Likewise, it is unclear what South Africa has to gain from the BRICS. Over the last few decades, the coutry has used mining revenues to pave roads, strengthen law enforcement, advance education, and revitalize cities and towns. The country’s most serious remaining problems – poverty and social inequality – are unlikely to be ameliorated through cooperation with the other BRICS countries, all of which rank among the world’s most unequal societies.
Other shared problems – such as corruption, poverty, and social underdevelopment – would be similarly difficult to address together. And it seems that the BRICS may not even be willing to try. Although Wen Jiabao, in his final address as Prime Minister, highlighted the enduring obstacles to China’s economic development (many of which its fellow BRICS share), China’s new president, Xi Jinping, insists that his country will not sacrifice its “sovereignty, security, or development interests” for the sake of more trade.

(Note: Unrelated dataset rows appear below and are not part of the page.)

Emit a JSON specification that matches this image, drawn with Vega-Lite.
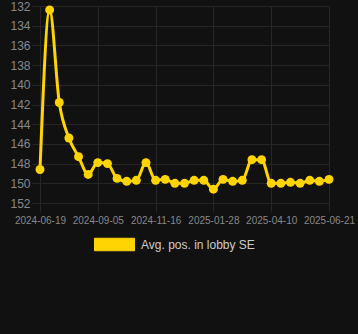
{
  "$schema": "https://vega.github.io/schema/vega-lite/v6.json",
  "autosize": {"type": "none"},
  "width": 289,
  "height": 197,
  "padding": {"left": 40, "top": 6, "right": 29, "bottom": 131},
  "background": "#111111",
  "config": {
    "font": "Liberation Sans",
    "view": {"stroke": null},
    "axis": {
      "gridColor": "#262626",
      "gridWidth": 1,
      "tickColor": "#262626",
      "domain": false,
      "labelColor": "#888888",
      "labelFont": "Liberation Sans",
      "title": null
    }
  },
  "data": {
    "values": [
      {"date": "2024-06-19", "pos": 148.6, "series": "Avg. pos. in lobby SE"},
      {"date": "2024-07-02", "pos": 132.4, "series": "Avg. pos. in lobby SE"},
      {"date": "2024-07-15", "pos": 141.8, "series": "Avg. pos. in lobby SE"},
      {"date": "2024-07-28", "pos": 145.4, "series": "Avg. pos. in lobby SE"},
      {"date": "2024-08-10", "pos": 147.3, "series": "Avg. pos. in lobby SE"},
      {"date": "2024-08-23", "pos": 149.1, "series": "Avg. pos. in lobby SE"},
      {"date": "2024-09-05", "pos": 147.9, "series": "Avg. pos. in lobby SE"},
      {"date": "2024-09-17", "pos": 148.0, "series": "Avg. pos. in lobby SE"},
      {"date": "2024-09-29", "pos": 149.5, "series": "Avg. pos. in lobby SE"},
      {"date": "2024-10-11", "pos": 149.8, "series": "Avg. pos. in lobby SE"},
      {"date": "2024-10-23", "pos": 149.7, "series": "Avg. pos. in lobby SE"},
      {"date": "2024-11-04", "pos": 147.9, "series": "Avg. pos. in lobby SE"},
      {"date": "2024-11-16", "pos": 149.7, "series": "Avg. pos. in lobby SE"},
      {"date": "2024-11-28", "pos": 149.6, "series": "Avg. pos. in lobby SE"},
      {"date": "2024-12-10", "pos": 150.0, "series": "Avg. pos. in lobby SE"},
      {"date": "2024-12-22", "pos": 150.0, "series": "Avg. pos. in lobby SE"},
      {"date": "2025-01-03", "pos": 149.7, "series": "Avg. pos. in lobby SE"},
      {"date": "2025-01-16", "pos": 149.7, "series": "Avg. pos. in lobby SE"},
      {"date": "2025-01-28", "pos": 150.6, "series": "Avg. pos. in lobby SE"},
      {"date": "2025-02-09", "pos": 149.6, "series": "Avg. pos. in lobby SE"},
      {"date": "2025-02-21", "pos": 149.8, "series": "Avg. pos. in lobby SE"},
      {"date": "2025-03-05", "pos": 149.7, "series": "Avg. pos. in lobby SE"},
      {"date": "2025-03-17", "pos": 147.6, "series": "Avg. pos. in lobby SE"},
      {"date": "2025-03-29", "pos": 147.6, "series": "Avg. pos. in lobby SE"},
      {"date": "2025-04-10", "pos": 150.0, "series": "Avg. pos. in lobby SE"},
      {"date": "2025-04-22", "pos": 150.0, "series": "Avg. pos. in lobby SE"},
      {"date": "2025-05-04", "pos": 149.9, "series": "Avg. pos. in lobby SE"},
      {"date": "2025-05-16", "pos": 150.0, "series": "Avg. pos. in lobby SE"},
      {"date": "2025-05-28", "pos": 149.7, "series": "Avg. pos. in lobby SE"},
      {"date": "2025-06-09", "pos": 149.8, "series": "Avg. pos. in lobby SE"},
      {"date": "2025-06-21", "pos": 149.6, "series": "Avg. pos. in lobby SE"}
    ]
  },
  "mark": {
    "type": "line",
    "interpolate": "monotone",
    "strokeWidth": 3,
    "point": {"filled": true, "size": 80, "opacity": 1}
  },
  "encoding": {
    "x": {
      "field": "date",
      "type": "ordinal",
      "sort": "ascending",
      "scale": {"type": "point", "padding": 0},
      "axis": {
        "values": ["2024-06-19", "2024-09-05", "2024-11-16", "2025-01-28", "2025-04-10", "2025-06-21"],
        "labelAngle": 0,
        "labelFontSize": 10,
        "tickSize": 9,
        "labelPadding": 3,
        "grid": true
      }
    },
    "y": {
      "field": "pos",
      "type": "quantitative",
      "scale": {"domain": [132, 152], "reverse": true, "zero": false, "nice": false},
      "axis": {
        "values": [132, 134, 136, 138, 140, 142, 144, 146, 148, 150, 152],
        "labelFontSize": 12,
        "tickSize": 8,
        "labelPadding": 2,
        "grid": true
      }
    },
    "color": {
      "field": "series",
      "type": "nominal",
      "scale": {"range": ["#FFD400"]},
      "legend": {
        "title": null,
        "orient": "none",
        "legendX": 54,
        "legendY": 218,
        "symbolType": "M-1,-0.3125H1V0.3125H-1Z",
        "symbolSize": 1600,
        "labelColor": "#cccccc",
        "labelFontSize": 12,
        "labelFont": "Liberation Sans",
        "labelOffset": 6,
        "encode": {
          "symbols": {"update": {"fill": {"value": "#FFD400"}, "stroke": {"value": "#FFD400"}, "strokeWidth": {"value": 1}, "opacity": {"value": 1}}}
        }
      }
    }
  }
}
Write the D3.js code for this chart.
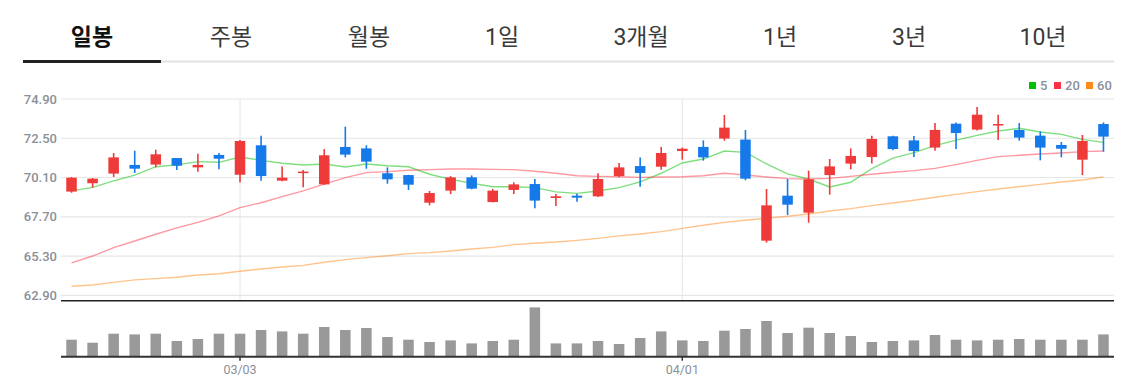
<!DOCTYPE html>
<html>
<head>
<meta charset="utf-8">
<script src="https://cdn.jsdelivr.net/npm/d3@7"></script>
<style>
  html, body { margin: 0; padding: 0; background: #fff; }
  #chart svg { display: block; }
</style>
</head>
<body>
<div id="chart"></div>
<script>
// Period tabs
const tabs = ['일봉', '주봉', '월봉', '1일', '3개월', '1년', '3년', '10년'];

// Trading days (MM/DD)
const dates = [
    '02/19', '02/20', '02/21', '02/24', '02/25', '02/26', '02/27', '02/28',
    '03/03', '03/04', '03/05', '03/06', '03/07', '03/10', '03/11', '03/12',
    '03/13', '03/14', '03/17', '03/18', '03/19', '03/20', '03/21', '03/24',
    '03/25', '03/26', '03/27', '03/28', '03/31', '04/01', '04/02', '04/03',
    '04/04', '04/07', '04/08', '04/09', '04/10', '04/11', '04/14', '04/15',
    '04/16', '04/17', '04/21', '04/22', '04/23', '04/24', '04/25', '04/28',
    '04/29', '04/30'
];

const open = [
    69.24, 69.75, 70.34, 70.87, 70.89, 71.29, 70.72, 71.48, 70.27, 72.07,
    69.91, 70.40, 69.68, 71.97, 71.88, 70.36, 70.25, 68.56, 69.30, 70.11,
    68.60, 69.34, 69.70, 68.85, 68.99, 68.95, 70.19, 70.80, 70.76, 71.72,
    71.97, 72.48, 72.42, 66.24, 68.99, 67.95, 70.25, 70.95, 71.35, 72.62,
    72.37, 71.93, 73.39, 73.03, 73.29, 73.01, 72.66, 72.09, 71.19, 73.37
];
const high = [
    70.13, 70.07, 71.60, 71.74, 71.80, 71.30, 71.56, 71.60, 72.39, 72.66,
    70.78, 70.56, 71.84, 73.21, 72.07, 70.72, 70.27, 69.28, 70.19, 70.23,
    69.40, 69.81, 70.01, 69.09, 69.11, 70.36, 70.99, 71.33, 71.97, 71.93,
    72.37, 73.92, 73.01, 69.40, 70.01, 70.52, 71.23, 71.88, 72.66, 72.66,
    72.64, 73.43, 73.47, 74.41, 73.94, 73.43, 72.92, 72.27, 72.70, 73.47
];
const low = [
    69.17, 69.48, 70.13, 70.38, 70.72, 70.56, 70.46, 70.60, 69.79, 69.91,
    69.87, 69.50, 69.66, 71.33, 70.64, 69.72, 69.34, 68.40, 69.09, 69.38,
    68.58, 69.09, 68.22, 68.36, 68.62, 68.91, 70.11, 69.54, 70.58, 71.19,
    71.13, 72.35, 69.93, 66.12, 67.81, 67.34, 69.05, 70.60, 70.95, 71.76,
    71.35, 71.74, 71.84, 72.97, 72.39, 72.35, 71.15, 71.33, 70.25, 71.68
];
const close = [
    70.09, 70.03, 71.33, 70.64, 71.52, 70.82, 70.87, 71.25, 72.33, 70.19,
    70.09, 70.46, 71.46, 71.50, 71.07, 69.99, 69.66, 69.15, 70.11, 69.42,
    69.30, 69.68, 68.69, 68.95, 68.87, 70.01, 70.72, 70.38, 71.60, 71.86,
    71.33, 73.15, 70.03, 68.40, 68.44, 69.99, 70.78, 71.42, 72.46, 71.84,
    71.72, 73.01, 72.82, 73.94, 73.37, 72.54, 71.93, 71.86, 72.33, 72.60
];

// Moving averages (5 / 20 / 60 days)
const ma5 = [
    69.28, 69.50, 69.89, 70.25, 70.76, 70.87, 71.07, 71.03, 71.35, 71.15,
    70.97, 70.87, 70.93, 70.74, 70.93, 70.82, 70.76, 70.30, 69.99, 69.75,
    69.54, 69.54, 69.48, 69.22, 69.13, 69.28, 69.48, 69.83, 70.36, 70.99,
    71.23, 71.72, 71.64, 70.93, 70.32, 70.01, 69.52, 69.81, 70.64, 71.29,
    71.62, 72.05, 72.39, 72.68, 72.94, 73.11, 72.88, 72.74, 72.43, 72.25
];
const ma20 = [
    64.88, 65.30, 65.81, 66.22, 66.63, 67.02, 67.36, 67.75, 68.26, 68.56,
    68.93, 69.28, 69.70, 70.09, 70.40, 70.46, 70.54, 70.58, 70.62, 70.62,
    70.60, 70.58, 70.48, 70.36, 70.21, 70.17, 70.15, 70.11, 70.13, 70.15,
    70.21, 70.36, 70.25, 70.13, 70.03, 70.01, 70.05, 70.17, 70.30, 70.42,
    70.52, 70.66, 70.89, 71.15, 71.38, 71.46, 71.54, 71.60, 71.68, 71.72
];
const ma60 = [
    63.45, 63.53, 63.69, 63.84, 63.92, 64.00, 64.14, 64.22, 64.37, 64.51,
    64.63, 64.73, 64.92, 65.08, 65.20, 65.32, 65.45, 65.51, 65.61, 65.73,
    65.83, 66.00, 66.08, 66.16, 66.26, 66.38, 66.53, 66.65, 66.79, 66.99,
    67.18, 67.36, 67.49, 67.61, 67.73, 67.87, 68.05, 68.20, 68.38, 68.54,
    68.71, 68.89, 69.07, 69.24, 69.40, 69.54, 69.68, 69.83, 69.95, 70.13
];

// Volume (relative units)
const volume = [
    17.0, 14.0, 23.0, 22.3, 23.0, 15.7, 17.7, 23.0, 23.0, 26.7,
    25.3, 23.0, 29.7, 26.7, 28.7, 19.7, 17.0, 14.7, 16.3, 13.3,
    15.7, 17.0, 49.3, 13.3, 13.3, 15.7, 12.7, 18.7, 25.3, 16.3,
    15.7, 26.0, 27.7, 35.7, 23.7, 29.0, 23.7, 20.7, 14.7, 15.7,
    16.3, 21.7, 17.0, 16.3, 17.0, 17.7, 17.0, 17.0, 17.0, 22.3
];

const priceTicks = [62.90, 65.30, 67.70, 70.10, 72.50, 74.90];
const dateTicks = ['03/03', '04/01'];

const maSeries = [
    { name: '5', values: ma5, color: '#00c000' },
    { name: '20', values: ma20, color: '#ff3344' },
    { name: '60', values: ma60, color: '#ff8a1c' }
];

(function () {
    const width = 1141;
    const height = 384;
    const left = 61, right = 1114;

    const upColor = '#ef3a3a';
    const downColor = '#1579ea';
    const labelColor = '#8b9099';

    const svg = d3.select('#chart')
        .append('svg')
        .attr('width', width)
        .attr('height', height);

    // Tabs — label centres as laid out by the page
    const tabX = [92, 231, 369, 502, 641, 780, 909, 1043];

    svg.append('line')
        .attr('x1', 23).attr('x2', right)
        .attr('y1', 61.5).attr('y2', 61.5)
        .attr('stroke', '#e2e2e2')
        .attr('stroke-width', 2);

    svg.append('rect')
        .attr('x', 23)
        .attr('y', 60)
        .attr('width', 138)
        .attr('height', 3)
        .attr('fill', '#222');

    svg.append('g')
        .selectAll('text')
        .data(tabs)
        .join('text')
        .attr('x', (d, i) => tabX[i])
        .attr('y', 45)
        .attr('text-anchor', 'middle')
        .attr('font-family', "Roboto, 'Noto Sans CJK KR', sans-serif")
        .attr('font-size', '23px')
        .attr('font-weight', (d, i) => i === 0 ? 'bold' : 'normal')
        .attr('fill', (d, i) => i === 0 ? '#111' : '#3a3a3a')
        .text(d => d);

    // Scales
    const idx = d3.range(dates.length);
    const x = d3.scaleBand()
        .domain(idx)
        .range([left, right])
        .paddingInner(0.5)
        .paddingOuter(0.25);
    const cx = i => x(i) + x.bandwidth() / 2;

    const y = d3.scaleLinear()
        .domain([62.9, 74.9])
        .range([295.3, 99]);

    const yVol = d3.scaleLinear()
        .domain([0, 54])
        .range([356.7, 302.7]);

    // Horizontal grid
    svg.append('g')
        .selectAll('line')
        .data(priceTicks)
        .join('line')
        .attr('x1', left).attr('x2', right)
        .attr('y1', d => y(d)).attr('y2', d => y(d))
        .attr('stroke', '#e6e6e6')
        .attr('stroke-width', 1.2);

    // Vertical grid at labelled dates
    const tickIdx = dateTicks.map(t => dates.indexOf(t));
    svg.append('g')
        .selectAll('line')
        .data(tickIdx)
        .join('line')
        .attr('x1', d => cx(d)).attr('x2', d => cx(d))
        .attr('y1', 99).attr('y2', 300)
        .attr('stroke', '#e6e6e6')
        .attr('stroke-width', 1);

    // Price axis labels
    const yAxis = svg.append('g')
        .attr('transform', `translate(${left},0)`)
        .call(d3.axisLeft(y)
            .tickValues(priceTicks)
            .tickFormat(d3.format('.2f'))
            .tickSize(0)
            .tickPadding(4));
    yAxis.select('.domain').remove();
    yAxis.selectAll('text')
        .attr('font-family', 'Roboto, sans-serif')
        .attr('font-size', '13px')
        .attr('font-weight', 500)
        .attr('fill', labelColor);

    // Moving average lines
    const line = d3.line()
        .x((d, i) => cx(i))
        .y(d => y(d));

    svg.append('g')
        .selectAll('path')
        .data(maSeries)
        .join('path')
        .attr('d', d => line(d.values))
        .attr('fill', 'none')
        .attr('stroke', d => d.color)
        .attr('stroke-opacity', 0.5)
        .attr('stroke-width', 1.4);

    // Candles
    const candle = svg.append('g')
        .selectAll('g')
        .data(idx)
        .join('g')
        .attr('fill', i => close[i] >= open[i] ? upColor : downColor)
        .attr('stroke', i => close[i] >= open[i] ? upColor : downColor);

    candle.append('line')
        .attr('x1', i => cx(i)).attr('x2', i => cx(i))
        .attr('y1', i => y(high[i])).attr('y2', i => y(low[i]))
        .attr('stroke-width', 1.6);

    candle.append('rect')
        .attr('x', i => x(i))
        .attr('width', x.bandwidth())
        .attr('y', i => y(Math.max(open[i], close[i])))
        .attr('height', i => Math.max(1.5, Math.abs(y(open[i]) - y(close[i]))))
        .attr('stroke', 'none');

    // Divider between price and volume panes
    svg.append('line')
        .attr('x1', left).attr('x2', right)
        .attr('y1', 300.7).attr('y2', 300.7)
        .attr('stroke', '#222')
        .attr('stroke-width', 1.5);

    // Volume bars
    svg.append('g')
        .selectAll('rect')
        .data(idx)
        .join('rect')
        .attr('x', i => x(i))
        .attr('width', x.bandwidth())
        .attr('y', i => yVol(volume[i]))
        .attr('height', i => yVol(0) - yVol(volume[i]))
        .attr('fill', '#999');

    // Date axis
    const xAxis = svg.append('g')
        .attr('transform', `translate(0,${yVol(0)})`)
        .call(d3.axisBottom(x)
            .tickValues(tickIdx)
            .tickFormat(i => dates[i])
            .tickSize(4)
            .tickPadding(4));
    xAxis.select('.domain')
        .attr('d', `M${left},0H${right}`)
        .attr('stroke', '#333')
        .attr('stroke-width', 2);
    xAxis.selectAll('.tick line')
        .attr('stroke', '#333')
        .attr('stroke-width', 1.5);
    xAxis.selectAll('text')
        .attr('font-family', 'Roboto, sans-serif')
        .attr('font-size', '12.5px')
        .attr('fill', labelColor);

    // Legend
    const legend = svg.append('g')
        .attr('transform', 'translate(1029,82)');
    const offsets = [0, 25, 57];
    const item = legend.selectAll('g')
        .data(maSeries)
        .join('g')
        .attr('transform', (d, i) => `translate(${offsets[i]},0)`);
    item.append('rect')
        .attr('width', 7).attr('height', 7)
        .attr('fill', d => d.color);
    item.append('text')
        .attr('x', 11).attr('y', 7.5)
        .attr('font-family', 'Roboto, sans-serif')
        .attr('font-size', '13px')
        .attr('font-weight', 500)
        .attr('fill', labelColor)
        .text(d => d.name);
})();
</script>
</body>
</html>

Meanwhile, Russia’s impaired democracy and resource-driven economy are a poor example for its fellow BRICS – and, in fact, could serve as a warning to the others about the risks of excessive reliance on the state. And Brazil, like India a genuine democracy, also seems sui generis. Despite the commodities boom of the last decade, its industrial output relative to GDP is no higher than it was when the effort to create a BRICS bloc began.
The BRICS’ ambitions – and the world’s expectations for them – may yet be fulfilled. But shared potential does not translate into collaborative action. On the contrary, each of the BRICS will have to pursue its goals, and confront its challenges, individually.